Of course, for those insufficiently profound to be convinced of the importance of the Right to Work by the assertion that it represents a fundamental human right, there is a powerful layman’s argument for the Right to Work as well. On the same website, we can read: “This ‘compulsory union representation’ deprives employees, even in Right to Work states, of their right to bargain for themselves.” Think about it. A company is naturally and fundamentally far more impressed by the moral strength of one employee (who may or may not exercise his or her right to carry concealed weapons) threatening to go on strike than it is by the threat that all or many of its employees will walk out. That sort of herd behavior has no impact on individuals of management caliber.

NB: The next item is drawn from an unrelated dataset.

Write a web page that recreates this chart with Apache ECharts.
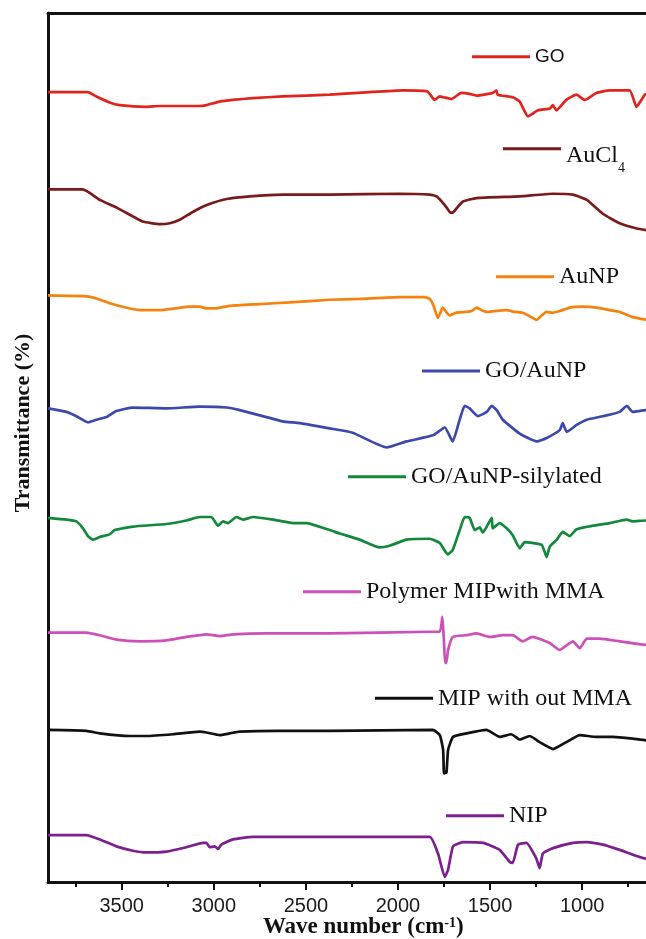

And if by some freak occurrence individual bargaining doesn’t get you very far, there’s always the union that your fundamental human right has allowed you to stop supporting:

“If you resign from union membership, you are still fully covered by the collective bargaining agreement that was negotiated between your employer and the union, and the union remains obligated to represent you. Any benefits that are provided to you by your employer pursuant to the collective bargaining agreement (e.g., wages, seniority, vacations, pension, health insurance) will not be affected by your resignation.”

The National Right to Work Legal Defense Foundation is headquartered in Virginia, and its website is a highly credible source of information, as demonstrated by statements like the following:

“The Foundation neither encourages nor discourages you from resigning. The decision is yours alone.”

It can therefore be taken as unquestionable fact when the same site tells us that “Right to Work states enjoy a higher standard of living than do non-Right to Work states.”

Another website, that of a union in Colorado (http://ibew113.com/rtw/index.html), seems ignorant of the powerful arguments in favor of Right to Work laws. Oblivious to the importance of fundamental human rights, it tells us that workers in non-Right to Work states make 18% more annually. Not one of the 21 RTW states is among the top 15 states for highest annual pay or even above the national average. Of the top 15 states for highest hourly pay, 14 are non-RTW. Workers in non-RTW states get 20% more in benefits. Poverty is more common in RTW states.

Imagine stooping to discuss such matters as poverty when fundamental human rights are being considered! And what if the Right to Work actually does promote poverty? Isn’t this the workers’ fault for failing to support a union in the absence of any agreement requiring others to do so too? People in RTW states are free to unionize, to collectively bargain, to urge others to support their cause, and to sleep under certain bridges.

“You will find some people saying that they are for the so-called ‘Right to Work’ law, but they also believe in unions. This is absurd – it’s like saying you are for motherhood but against children.” President Harry S. Truman, 1947

“In our glorious fight for civil rights, we must guard against being fooled by false slogans, as ‘right-to-work.’ It provides no ‘rights’ and no ‘works.’ Its purpose is to destroy labor unions and the freedom of collective bargaining. We demand this fraud be stopped.” Martin Luther King, Jr.

Who did MLK think he was to be making such assertions? The man cheated on his wife after all. He ought to have been impeached.